Using sparklyr with Qubole


This documentation demonstrates how to use sparklyr with Apache Spark in Qubole along with RStudio Server Pro and RStudio Connect.

Best practices for working with Qubole

  • Manage packages via Qubole Environments - Packages installed via install.packages() are not available on cluster restart. Packages managed through Qubole Environments are persistent.
  • Restrict workloads to interactive analysis - Only perform workloads related to exploratory or interactive analysis with Spark, then write the results to a database, file system, or cloud storage for more efficient retrieval in apps, reports, and APIs.
  • Load and query results efficiently - Because of the nature of Spark computations and the associated overhead, Shiny apps that use Spark on the backend tend to have performance and runtime issues; consider reading the results from a database, file system, or cloud storage instead.

Using RStudio Server Pro with Qubole

The Qubole platform includes RStudio Server Pro.

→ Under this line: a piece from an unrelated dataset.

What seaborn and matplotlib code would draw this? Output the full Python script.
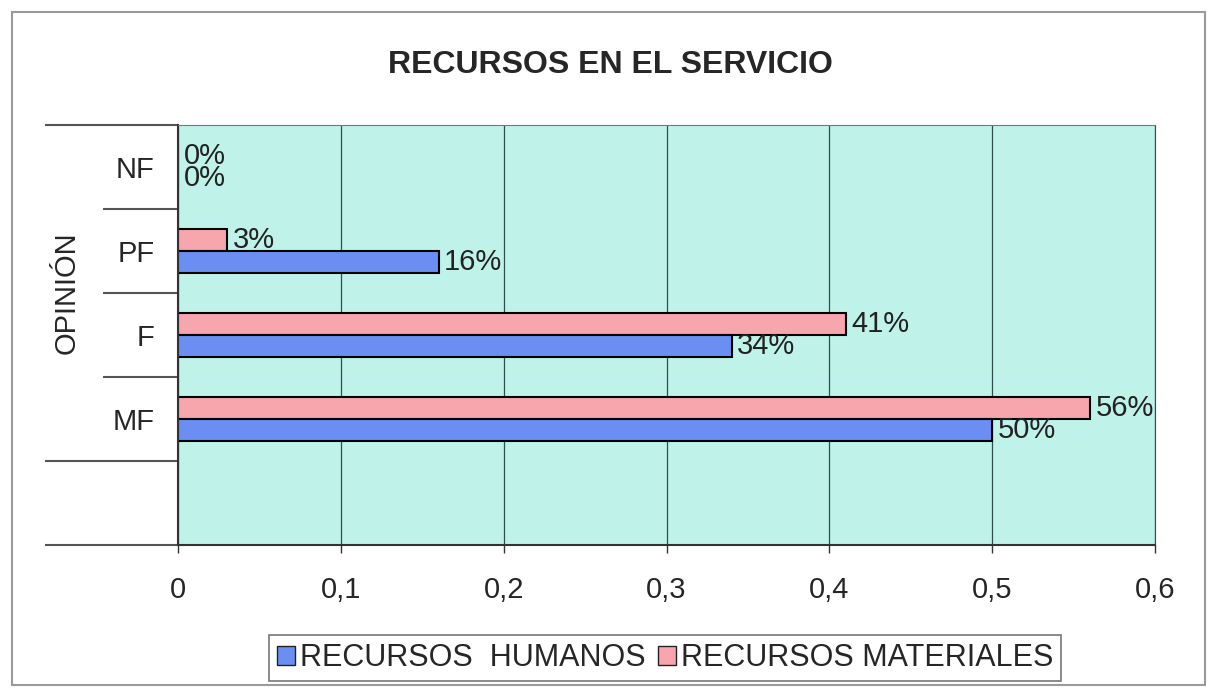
import seaborn as sns
import matplotlib.pyplot as plt
import pandas as pd
from matplotlib.patches import Rectangle, Patch
from matplotlib.ticker import FixedLocator

# data
opinion = ['NF', 'PF', 'F', 'MF']
humanos = [0.0, 0.16, 0.34, 0.50]
materiales = [0.0, 0.03, 0.41, 0.56]
x_ticks = [0, 0.1, 0.2, 0.3, 0.4, 0.5, 0.6]
x_tick_labels = ['0', '0,1', '0,2', '0,3', '0,4', '0,5', '0,6']

serie_h = 'RECURSOS  HUMANOS'
serie_m = 'RECURSOS MATERIALES'
colors = {serie_h: '#6a8ef2', serie_m: '#f7a6ae'}

df = pd.DataFrame({
    'opinion': opinion * 2,
    'valor': humanos + materiales,
    'serie': [serie_h] * len(opinion) + [serie_m] * len(opinion),
})

sns.set_style('white')
plt.rcParams['font.family'] = ['Liberation Sans', 'DejaVu Sans']

fig = plt.figure(figsize=(12.07, 6.89), dpi=100)
ax = fig.add_axes([0.1475, 0.209, 0.8095, 0.6096])
ax.set_facecolor('#bff3ea')

# outer frame of the chart
fig.patches.append(Rectangle((0.01, 0.006), 0.988, 0.977, transform=fig.transFigure,
                             fill=False, edgecolor='#9a9a9a', linewidth=1.5))

sns.barplot(data=df, y='opinion', x='valor', hue='serie', order=opinion,
            hue_order=[serie_m, serie_h], palette=colors, orient='h', saturation=1,
            width=0.53, edgecolor='black', linewidth=1.5, legend=False, ax=ax)

for cont in ax.containers:
    ax.bar_label(cont, fmt=lambda v: f'{v:.0%}', padding=4, fontsize=21, color='#222222')

ax.set_xlim(0, 0.6)
ax.set_ylim(4.5, -0.5)
ax.set_xticks(x_ticks)
ax.set_xticklabels(x_tick_labels, fontsize=21)
ax.tick_params(axis='x', length=6, width=1, color='#333333', pad=16, bottom=True)
ax.xaxis.grid(True, color='#2f4f4f', linewidth=0.9)
ax.set_axisbelow(True)

# category separators: long ticks at the outer edges, short ones between labels
ax.yaxis.set_major_locator(FixedLocator([-0.5, 3.5, 4.5]))
ax.yaxis.set_minor_locator(FixedLocator([0.5, 1.5, 2.5]))
ax.set_yticklabels([''] * 3)
ax.tick_params(axis='y', which='major', length=96, width=1.5, color='#555555', left=True)
ax.tick_params(axis='y', which='minor', length=54, width=1.5, color='#555555', left=True)

# category labels on the slot centres
lab = ax.secondary_yaxis('left')
lab.set_yticks(range(len(opinion)), opinion)
lab.tick_params(length=0, pad=17, labelsize=21)
lab.spines['left'].set_visible(False)

ax.set_xlabel('')
ax.set_ylabel('OPINIÓN', fontsize=21)
ax.yaxis.set_label_coords(-0.10, 0.60)

for side in ['left', 'bottom']:
    ax.spines[side].set_color('#333333')
    ax.spines[side].set_linewidth(1.5)
ax.spines['top'].set_color('#777777')
ax.spines['right'].set_color('#2f4f4f')

fig.text(0.506, 0.906, 'RECURSOS EN EL SERVICIO', ha='center', va='center',
         fontsize=23, fontweight='bold')

handles = [Patch(facecolor=colors[serie_h], edgecolor='#222222'),
           Patch(facecolor=colors[serie_m], edgecolor='#222222')]
leg = fig.legend(handles, [serie_h, serie_m], loc='center', bbox_to_anchor=(0.551, 0.045),
                 ncol=2, fontsize=22, frameon=True, fancybox=False, handlelength=0.6,
                 handleheight=0.6, handletextpad=0.15, columnspacing=0.4, borderpad=0.25)
leg.get_frame().set_edgecolor('#555555')
leg.get_frame().set_linewidth(1.2)

fig.savefig('out.png', dpi=100)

More details about how to request RStudio Server Pro and access it from within a Qubole cluster are available from Qubole.

View steps for running RStudio Server Pro inside Qubole

Using RStudio Connect with Qubole

The best configuration for working with Qubole and RStudio Connect is to install RStudio Connect outside of the Qubole cluster and connect to Qubole remotely. This is accomplished using the Qubole ODBC Driver.